Monday, June 3, 2013

Crawling, slithering...


It is when Captain Willard is in Nha Trang, being briefed on his impending mission, that he gets his first glimpse into the mindset of Colonel Walter E. Kurtz.  General Corman and Colonel Lucas are outlining the nature of Captain Willard's mission, along with a third man, a civilian, perhaps a CIA agent, known only as "Jerry", when the general requests that an audio tape be played for the captain, identifying it as an intercepted radio message out of Cambodia, confirmed to be the voice of Colonel Kurtz.

" I watched a snail crawl along the edge of a straight razor. That's my dream; that's my nightmare. Crawling, slithering, along the edge of a straight razor... and surviving."
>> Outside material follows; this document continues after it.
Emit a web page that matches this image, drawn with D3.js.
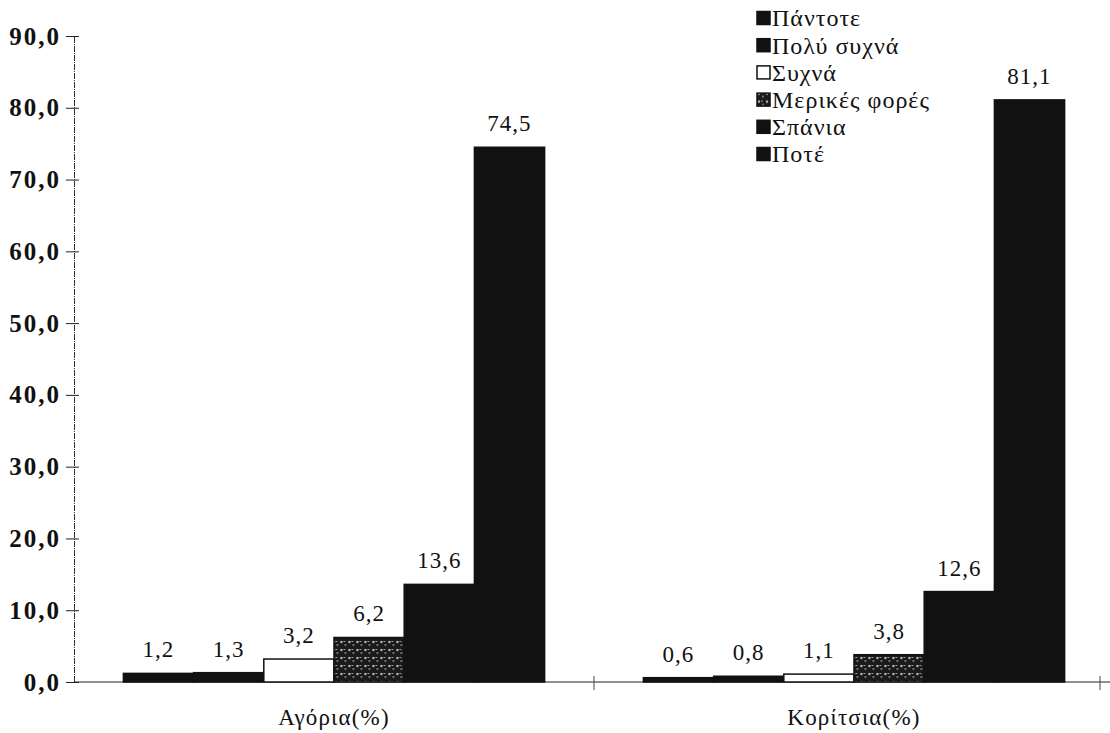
<!DOCTYPE html>
<html>
<head>
<meta charset="utf-8">
<script src="https://cdn.jsdelivr.net/npm/d3@7"></script>
<style>
  body { margin: 0; background: #fff; }
</style>
</head>
<body>
<div id="canvas"></div>
<script>
const width = 1110;
const height = 733;
const serif = '"Liberation Serif", serif';

// data
const groups = ["Αγόρια(%)", "Κορίτσια(%)"];
const answers = ["Πάντοτε", "Πολύ συχνά", "Συχνά", "Μερικές φορές", "Σπάνια", "Ποτέ"];
const boys = [1.2, 1.3, 3.2, 6.2, 13.6, 74.5];
const girls = [0.6, 0.8, 1.1, 3.8, 12.6, 81.1];
const yTicks = [0, 10, 20, 30, 40, 50, 60, 70, 80, 90];

const rows = groups.map((g, i) => ({
    group: g,
    values: answers.map((a, j) => ({ answer: a, value: (i === 0 ? boys : girls)[j] }))
}));

const gr = d3.formatLocale({ decimal: ",", thousands: ".", grouping: [3], currency: ["", "€"] });
const fmt = gr.format(".1f");

const svg = d3.select("#canvas")
    .append("svg")
    .attr("width", width)
    .attr("height", height);

// patterns for the scanned textures
const defs = svg.append("defs");
const pat = defs.append("pattern")
    .attr("id", "speck")
    .attr("width", 8).attr("height", 8)
    .attr("patternUnits", "userSpaceOnUse");
pat.append("rect").attr("width", 8).attr("height", 8).attr("fill", "#1a1a1a");
pat.append("circle").attr("cx", 2).attr("cy", 2).attr("r", 1.2).attr("fill", "#bbb");
pat.append("circle").attr("cx", 6).attr("cy", 5).attr("r", 1).attr("fill", "#888");
pat.append("rect").attr("x", 4).attr("y", 1).attr("width", 2).attr("height", 1).attr("fill", "#999");

const fills = {
    "Πάντοτε": "#111",
    "Πολύ συχνά": "#111",
    "Συχνά": "#fff",
    "Μερικές φορές": "url(#speck)",
    "Σπάνια": "#111",
    "Ποτέ": "#111"
};

const y = d3.scaleLinear().domain([0, 90]).range([682, 36]);
const x0 = d3.scaleBand().domain(groups).range([74, 1114])
    .paddingInner(0.19).paddingOuter(0.095);
const x1 = d3.scaleBand().domain(answers).range([0, x0.bandwidth()]);

// y axis
const yAxis = svg.append("g")
    .attr("transform", "translate(74,0)")
    .call(d3.axisLeft(y).tickValues(yTicks).tickFormat(fmt).tickSize(8).tickPadding(5));
yAxis.attr("font-family", null);
yAxis.select(".domain").attr("stroke", "#333").attr("stroke-dasharray", "6,1,1,1");
yAxis.selectAll(".tick line").attr("x1", 5).attr("stroke", "#222");
yAxis.selectAll(".tick text")
    .style("font-family", serif)
    .style("font-size", "25px")
    .style("font-weight", "bold")
    .style("letter-spacing", "2px")
    .attr("fill", "#111");

// x axis
const xAxis = svg.append("g")
    .attr("transform", "translate(0,682)")
    .call(d3.axisBottom(x0).tickSize(0).tickFormat(""));
xAxis.select(".domain").attr("stroke", "#222").attr("d", "M74,0H1110");
xAxis.selectAll(".tick").remove();

const dividers = [x0.step() + 74, 1100];
svg.selectAll(".divider")
    .data(dividers)
    .join("line")
    .attr("class", "divider")
    .attr("x1", d => d).attr("x2", d => d)
    .attr("y1", 676).attr("y2", 690)
    .attr("stroke", "#444")
    .attr("stroke-width", 1);

svg.selectAll(".glabel")
    .data(groups)
    .join("text")
    .attr("class", "glabel")
    .attr("x", d => x0(d) + x0.bandwidth() / 2)
    .attr("y", 725)
    .attr("text-anchor", "middle")
    .style("font-family", serif)
    .style("font-size", "23px")
    .style("letter-spacing", "1.2px")
    .attr("fill", "#111")
    .text(d => d);

// bars
const g = svg.selectAll(".grp")
    .data(rows)
    .join("g")
    .attr("class", "grp")
    .attr("transform", d => `translate(${x0(d.group)},0)`);

g.selectAll("rect")
    .data(d => d.values)
    .join("rect")
    .attr("x", d => x1(d.answer))
    .attr("y", d => y(d.value))
    .attr("width", x1.bandwidth())
    .attr("height", d => y(0) - y(d.value))
    .attr("fill", d => fills[d.answer])
    .attr("stroke", "#111")
    .attr("stroke-width", 1.5);

g.selectAll(".val")
    .data(d => d.values)
    .join("text")
    .attr("class", "val")
    .attr("x", d => x1(d.answer) + x1.bandwidth() / 2)
    .attr("y", d => y(d.value) - 16)
    .attr("text-anchor", "middle")
    .style("font-family", serif)
    .style("font-size", "23px")
    .style("letter-spacing", "1px")
    .attr("fill", "#111")
    .text(d => fmt(d.value));

// legend
const legend = svg.append("g").attr("transform", "translate(757,18)");
const li = legend.selectAll(".li")
    .data(answers)
    .join("g")
    .attr("class", "li")
    .attr("transform", (d, i) => `translate(0,${i * 27.2})`);
li.append("rect")
    .attr("x", 0).attr("y", -6.5)
    .attr("width", 13).attr("height", 13)
    .attr("fill", d => fills[d])
    .attr("stroke", "#111")
    .attr("stroke-width", 1.5);
li.append("text")
    .attr("x", 15)
    .attr("y", 0)
    .attr("dy", "0.35em")
    .style("font-family", serif)
    .style("font-size", "24px")
    .style("letter-spacing", "1px")
    .attr("fill", "#111")
    .text(d => d);
</script>
</body>
</html>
Colonel Kurtz is making an abstract reference to the toughness and resilience of the North Vietnamese Communists.  He is alluding to the notion that the Vietcong are both willing and able to endure any amount of pain, suffering and torment in order to defeat the American forces in Vietnam.  They will never give up no matter how much napalm is dropped on them, no matter if their towns and villages are destroyed, no matter how much death is inflicted upon them.  It is this kind of toughness and resilience that is in effect Kurtz's dream in that he is trying to duplicate it among his montagnard soldiers out in his Cambodian outpost.  But on the other hand, it is his nightmare in that these are already the traits of his enemy, an enemy that he knows is highly skilled and motivated, an enemy that is willing to fight to the last man, woman, and child.